WORK REQUIRED: Identify each line below that contains the word "with", and copy it out.

INFORMATION PROVIDED:
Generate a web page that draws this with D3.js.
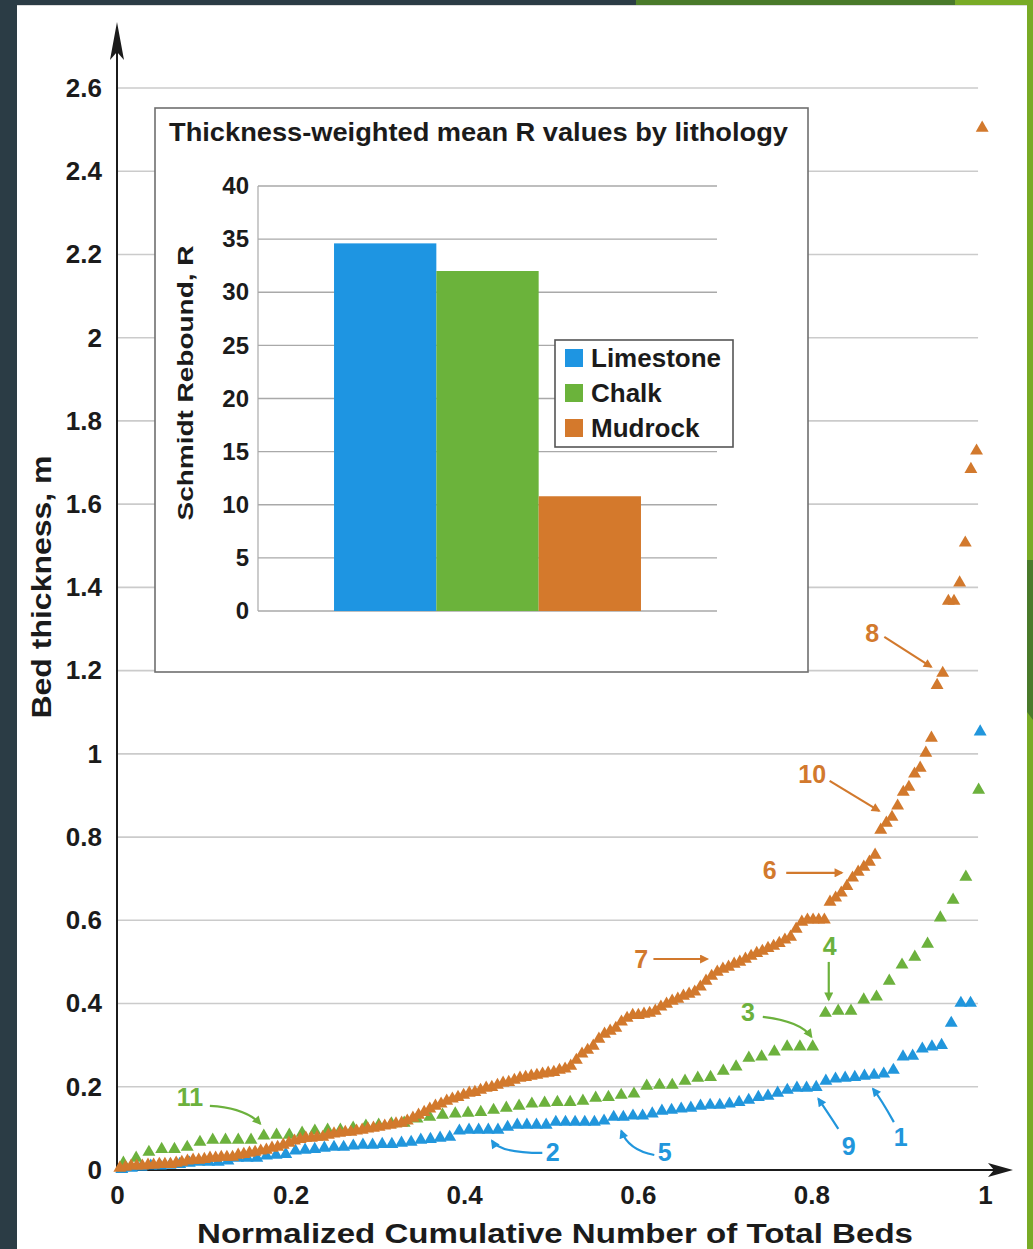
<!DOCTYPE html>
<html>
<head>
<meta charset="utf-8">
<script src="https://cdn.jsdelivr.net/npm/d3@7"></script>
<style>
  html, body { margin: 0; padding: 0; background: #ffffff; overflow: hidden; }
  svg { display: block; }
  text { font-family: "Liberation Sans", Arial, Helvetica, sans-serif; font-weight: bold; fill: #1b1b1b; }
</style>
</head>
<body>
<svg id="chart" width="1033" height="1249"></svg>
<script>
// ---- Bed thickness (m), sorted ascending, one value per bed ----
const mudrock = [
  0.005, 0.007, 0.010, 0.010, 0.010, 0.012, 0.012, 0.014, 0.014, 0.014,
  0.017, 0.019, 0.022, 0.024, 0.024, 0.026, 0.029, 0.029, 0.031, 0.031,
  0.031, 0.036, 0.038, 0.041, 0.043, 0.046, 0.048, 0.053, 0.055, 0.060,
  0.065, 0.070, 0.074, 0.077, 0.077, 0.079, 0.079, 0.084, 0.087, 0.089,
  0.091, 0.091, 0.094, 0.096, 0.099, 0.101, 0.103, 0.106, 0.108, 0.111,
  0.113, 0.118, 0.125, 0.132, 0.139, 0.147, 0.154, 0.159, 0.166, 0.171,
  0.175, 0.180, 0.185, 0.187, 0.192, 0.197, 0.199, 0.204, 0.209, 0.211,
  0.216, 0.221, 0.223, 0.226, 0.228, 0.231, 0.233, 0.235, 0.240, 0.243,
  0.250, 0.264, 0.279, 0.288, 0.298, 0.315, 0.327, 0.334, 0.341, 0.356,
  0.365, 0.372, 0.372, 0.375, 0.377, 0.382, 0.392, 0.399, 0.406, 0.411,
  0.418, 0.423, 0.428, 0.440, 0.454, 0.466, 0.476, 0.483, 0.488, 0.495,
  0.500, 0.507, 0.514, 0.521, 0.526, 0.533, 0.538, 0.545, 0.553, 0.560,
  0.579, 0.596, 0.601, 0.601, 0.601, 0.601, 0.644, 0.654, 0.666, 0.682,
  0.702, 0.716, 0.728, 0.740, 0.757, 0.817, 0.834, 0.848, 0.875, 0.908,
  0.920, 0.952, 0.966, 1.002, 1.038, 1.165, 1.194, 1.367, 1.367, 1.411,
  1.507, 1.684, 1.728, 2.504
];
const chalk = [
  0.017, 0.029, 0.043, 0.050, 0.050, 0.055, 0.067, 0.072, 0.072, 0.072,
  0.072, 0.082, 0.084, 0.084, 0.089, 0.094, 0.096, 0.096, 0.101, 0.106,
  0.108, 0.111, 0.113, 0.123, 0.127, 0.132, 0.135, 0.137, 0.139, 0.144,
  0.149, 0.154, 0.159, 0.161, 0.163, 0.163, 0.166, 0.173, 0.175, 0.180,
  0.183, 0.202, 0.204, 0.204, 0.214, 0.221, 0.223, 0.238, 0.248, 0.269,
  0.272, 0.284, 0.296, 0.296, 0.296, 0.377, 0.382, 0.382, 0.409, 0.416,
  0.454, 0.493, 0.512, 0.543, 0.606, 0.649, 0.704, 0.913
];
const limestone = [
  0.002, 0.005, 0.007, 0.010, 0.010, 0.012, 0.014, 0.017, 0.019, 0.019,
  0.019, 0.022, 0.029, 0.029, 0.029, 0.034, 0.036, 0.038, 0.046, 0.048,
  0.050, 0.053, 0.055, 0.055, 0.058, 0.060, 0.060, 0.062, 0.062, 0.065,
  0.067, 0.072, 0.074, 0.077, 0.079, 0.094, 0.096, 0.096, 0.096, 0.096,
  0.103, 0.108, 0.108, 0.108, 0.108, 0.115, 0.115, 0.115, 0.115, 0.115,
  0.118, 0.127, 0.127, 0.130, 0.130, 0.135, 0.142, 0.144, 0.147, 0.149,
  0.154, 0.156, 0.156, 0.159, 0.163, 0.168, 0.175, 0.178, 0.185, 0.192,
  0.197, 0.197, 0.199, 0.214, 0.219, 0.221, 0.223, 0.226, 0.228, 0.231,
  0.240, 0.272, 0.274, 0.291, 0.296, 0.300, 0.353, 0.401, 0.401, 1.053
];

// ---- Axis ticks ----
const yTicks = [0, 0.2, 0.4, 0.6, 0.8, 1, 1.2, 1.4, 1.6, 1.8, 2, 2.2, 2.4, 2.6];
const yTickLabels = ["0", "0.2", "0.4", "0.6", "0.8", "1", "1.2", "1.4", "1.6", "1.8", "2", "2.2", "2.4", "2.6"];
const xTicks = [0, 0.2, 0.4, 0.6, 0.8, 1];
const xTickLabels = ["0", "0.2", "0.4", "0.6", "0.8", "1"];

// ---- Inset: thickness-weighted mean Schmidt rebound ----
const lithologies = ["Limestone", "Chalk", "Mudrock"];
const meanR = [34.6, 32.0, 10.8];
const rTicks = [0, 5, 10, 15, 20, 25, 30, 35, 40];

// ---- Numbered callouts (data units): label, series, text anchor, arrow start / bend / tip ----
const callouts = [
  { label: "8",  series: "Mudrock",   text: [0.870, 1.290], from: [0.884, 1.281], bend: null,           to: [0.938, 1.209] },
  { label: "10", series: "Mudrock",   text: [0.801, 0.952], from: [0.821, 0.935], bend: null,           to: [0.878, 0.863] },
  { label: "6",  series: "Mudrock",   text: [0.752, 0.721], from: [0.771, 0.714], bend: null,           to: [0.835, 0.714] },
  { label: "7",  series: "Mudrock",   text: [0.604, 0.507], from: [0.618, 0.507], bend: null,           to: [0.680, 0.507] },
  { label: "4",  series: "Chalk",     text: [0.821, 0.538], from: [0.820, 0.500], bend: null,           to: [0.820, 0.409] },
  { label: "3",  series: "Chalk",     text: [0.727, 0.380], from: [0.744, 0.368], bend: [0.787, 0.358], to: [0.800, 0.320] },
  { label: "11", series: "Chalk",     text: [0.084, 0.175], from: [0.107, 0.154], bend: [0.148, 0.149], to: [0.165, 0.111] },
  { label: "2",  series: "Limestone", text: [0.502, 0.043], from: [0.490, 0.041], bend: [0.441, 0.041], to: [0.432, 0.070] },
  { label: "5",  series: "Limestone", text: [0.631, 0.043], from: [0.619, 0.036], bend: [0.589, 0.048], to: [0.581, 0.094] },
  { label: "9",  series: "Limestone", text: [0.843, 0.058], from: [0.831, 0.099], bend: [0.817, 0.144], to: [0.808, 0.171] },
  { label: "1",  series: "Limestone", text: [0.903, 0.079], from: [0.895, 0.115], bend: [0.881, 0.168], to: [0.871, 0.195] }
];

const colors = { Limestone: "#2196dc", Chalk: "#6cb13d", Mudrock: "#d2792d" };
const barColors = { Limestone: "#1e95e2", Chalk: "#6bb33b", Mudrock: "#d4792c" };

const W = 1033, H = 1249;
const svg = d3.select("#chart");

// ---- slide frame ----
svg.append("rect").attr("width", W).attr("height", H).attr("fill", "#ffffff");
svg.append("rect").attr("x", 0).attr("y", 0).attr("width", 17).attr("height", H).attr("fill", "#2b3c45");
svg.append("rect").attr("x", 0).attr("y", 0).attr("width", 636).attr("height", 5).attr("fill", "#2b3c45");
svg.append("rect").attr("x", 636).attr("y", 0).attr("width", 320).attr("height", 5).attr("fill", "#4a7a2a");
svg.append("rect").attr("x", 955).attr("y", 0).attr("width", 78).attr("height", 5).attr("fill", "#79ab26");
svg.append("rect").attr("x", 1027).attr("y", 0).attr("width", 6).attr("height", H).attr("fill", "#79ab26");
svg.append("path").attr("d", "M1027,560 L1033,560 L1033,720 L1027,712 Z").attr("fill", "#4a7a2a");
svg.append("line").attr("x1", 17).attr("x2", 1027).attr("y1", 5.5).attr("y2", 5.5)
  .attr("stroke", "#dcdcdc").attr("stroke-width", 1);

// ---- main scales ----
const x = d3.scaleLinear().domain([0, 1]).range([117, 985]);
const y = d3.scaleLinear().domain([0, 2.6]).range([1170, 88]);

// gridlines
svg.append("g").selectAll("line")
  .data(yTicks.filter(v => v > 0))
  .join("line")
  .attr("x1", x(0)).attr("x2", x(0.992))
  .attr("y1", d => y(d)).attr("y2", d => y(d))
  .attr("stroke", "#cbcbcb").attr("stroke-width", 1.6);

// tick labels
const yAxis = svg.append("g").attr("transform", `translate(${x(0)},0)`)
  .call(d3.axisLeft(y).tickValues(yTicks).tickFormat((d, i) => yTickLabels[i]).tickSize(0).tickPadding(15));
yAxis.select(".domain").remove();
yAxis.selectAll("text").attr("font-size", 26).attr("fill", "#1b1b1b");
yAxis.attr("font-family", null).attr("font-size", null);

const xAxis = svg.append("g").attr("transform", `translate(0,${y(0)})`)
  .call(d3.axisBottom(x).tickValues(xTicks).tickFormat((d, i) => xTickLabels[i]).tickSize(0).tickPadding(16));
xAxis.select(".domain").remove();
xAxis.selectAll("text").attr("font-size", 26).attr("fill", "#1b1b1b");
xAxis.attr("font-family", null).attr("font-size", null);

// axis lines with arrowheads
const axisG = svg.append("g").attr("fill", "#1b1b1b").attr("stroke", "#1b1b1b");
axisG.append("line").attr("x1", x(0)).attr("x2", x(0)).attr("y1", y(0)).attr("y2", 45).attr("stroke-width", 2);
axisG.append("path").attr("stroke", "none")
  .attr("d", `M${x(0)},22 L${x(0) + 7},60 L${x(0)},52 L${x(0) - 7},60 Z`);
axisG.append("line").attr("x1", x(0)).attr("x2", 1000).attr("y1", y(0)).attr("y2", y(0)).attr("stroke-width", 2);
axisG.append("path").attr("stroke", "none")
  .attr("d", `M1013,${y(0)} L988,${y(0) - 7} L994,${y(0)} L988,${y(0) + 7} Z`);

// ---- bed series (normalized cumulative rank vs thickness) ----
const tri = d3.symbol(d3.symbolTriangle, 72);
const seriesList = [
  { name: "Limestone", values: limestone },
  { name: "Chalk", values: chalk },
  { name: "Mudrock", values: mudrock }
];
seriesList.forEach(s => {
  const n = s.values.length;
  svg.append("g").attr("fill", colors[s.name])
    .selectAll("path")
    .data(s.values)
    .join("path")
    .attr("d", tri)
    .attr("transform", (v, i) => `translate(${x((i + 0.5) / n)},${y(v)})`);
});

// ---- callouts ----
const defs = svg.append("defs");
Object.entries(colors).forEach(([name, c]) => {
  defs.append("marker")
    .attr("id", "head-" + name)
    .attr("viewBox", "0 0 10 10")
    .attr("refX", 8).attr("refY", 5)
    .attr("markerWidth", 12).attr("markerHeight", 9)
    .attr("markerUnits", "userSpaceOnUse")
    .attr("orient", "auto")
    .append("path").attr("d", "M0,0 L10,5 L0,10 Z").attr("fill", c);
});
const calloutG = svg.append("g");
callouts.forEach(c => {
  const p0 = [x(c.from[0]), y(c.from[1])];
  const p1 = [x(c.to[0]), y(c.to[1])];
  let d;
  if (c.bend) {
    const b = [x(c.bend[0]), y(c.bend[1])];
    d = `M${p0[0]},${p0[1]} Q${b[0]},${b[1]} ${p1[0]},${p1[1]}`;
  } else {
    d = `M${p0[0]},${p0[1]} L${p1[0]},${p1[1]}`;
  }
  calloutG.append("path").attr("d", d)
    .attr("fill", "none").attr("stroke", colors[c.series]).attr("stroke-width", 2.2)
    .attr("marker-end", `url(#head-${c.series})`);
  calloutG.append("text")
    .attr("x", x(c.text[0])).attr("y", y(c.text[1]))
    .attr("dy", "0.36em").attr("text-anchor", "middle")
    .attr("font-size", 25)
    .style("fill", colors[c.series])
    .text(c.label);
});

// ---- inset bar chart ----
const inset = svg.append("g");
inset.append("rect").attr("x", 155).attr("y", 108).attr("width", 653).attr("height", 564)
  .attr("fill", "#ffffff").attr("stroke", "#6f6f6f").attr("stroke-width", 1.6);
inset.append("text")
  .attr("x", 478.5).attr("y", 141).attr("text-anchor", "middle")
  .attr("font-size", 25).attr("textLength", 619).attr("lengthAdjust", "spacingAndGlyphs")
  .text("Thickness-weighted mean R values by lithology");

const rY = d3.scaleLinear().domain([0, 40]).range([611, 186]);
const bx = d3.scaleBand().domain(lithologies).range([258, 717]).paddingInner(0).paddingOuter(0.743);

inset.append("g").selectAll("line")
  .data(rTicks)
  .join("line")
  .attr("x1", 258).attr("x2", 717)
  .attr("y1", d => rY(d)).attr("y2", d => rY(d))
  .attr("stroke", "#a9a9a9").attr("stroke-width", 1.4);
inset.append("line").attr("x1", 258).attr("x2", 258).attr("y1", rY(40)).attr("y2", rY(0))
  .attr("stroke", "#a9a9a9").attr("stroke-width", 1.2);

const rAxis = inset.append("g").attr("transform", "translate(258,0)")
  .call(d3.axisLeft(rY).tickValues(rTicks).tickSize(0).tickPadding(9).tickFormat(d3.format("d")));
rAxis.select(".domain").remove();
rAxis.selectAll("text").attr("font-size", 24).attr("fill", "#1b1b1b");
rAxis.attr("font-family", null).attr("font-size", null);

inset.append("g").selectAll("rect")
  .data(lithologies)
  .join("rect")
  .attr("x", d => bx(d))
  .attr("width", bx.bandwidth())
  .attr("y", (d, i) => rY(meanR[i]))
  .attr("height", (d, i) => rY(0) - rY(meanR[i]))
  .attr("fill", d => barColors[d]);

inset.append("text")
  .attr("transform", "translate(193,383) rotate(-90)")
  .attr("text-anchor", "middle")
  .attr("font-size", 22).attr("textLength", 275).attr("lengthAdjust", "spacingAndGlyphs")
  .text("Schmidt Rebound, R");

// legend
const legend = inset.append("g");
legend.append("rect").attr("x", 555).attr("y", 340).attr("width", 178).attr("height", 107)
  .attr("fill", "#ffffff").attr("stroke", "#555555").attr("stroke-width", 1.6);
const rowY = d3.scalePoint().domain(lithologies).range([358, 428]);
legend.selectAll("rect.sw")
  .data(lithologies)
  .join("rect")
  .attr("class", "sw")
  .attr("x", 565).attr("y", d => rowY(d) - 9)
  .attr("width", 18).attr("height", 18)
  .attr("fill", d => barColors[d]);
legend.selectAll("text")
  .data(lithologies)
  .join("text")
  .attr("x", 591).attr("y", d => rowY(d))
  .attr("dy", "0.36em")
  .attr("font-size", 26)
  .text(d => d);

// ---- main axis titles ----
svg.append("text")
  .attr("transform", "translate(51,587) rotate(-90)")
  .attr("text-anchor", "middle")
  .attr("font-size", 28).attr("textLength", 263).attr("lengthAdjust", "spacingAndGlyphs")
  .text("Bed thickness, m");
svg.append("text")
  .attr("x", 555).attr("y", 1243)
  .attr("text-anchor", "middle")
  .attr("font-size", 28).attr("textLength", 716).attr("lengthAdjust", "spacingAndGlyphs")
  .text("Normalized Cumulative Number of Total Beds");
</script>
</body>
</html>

TASK ANSWER:
Generate a web page that draws this with D3.js.
// axis lines with arrowheads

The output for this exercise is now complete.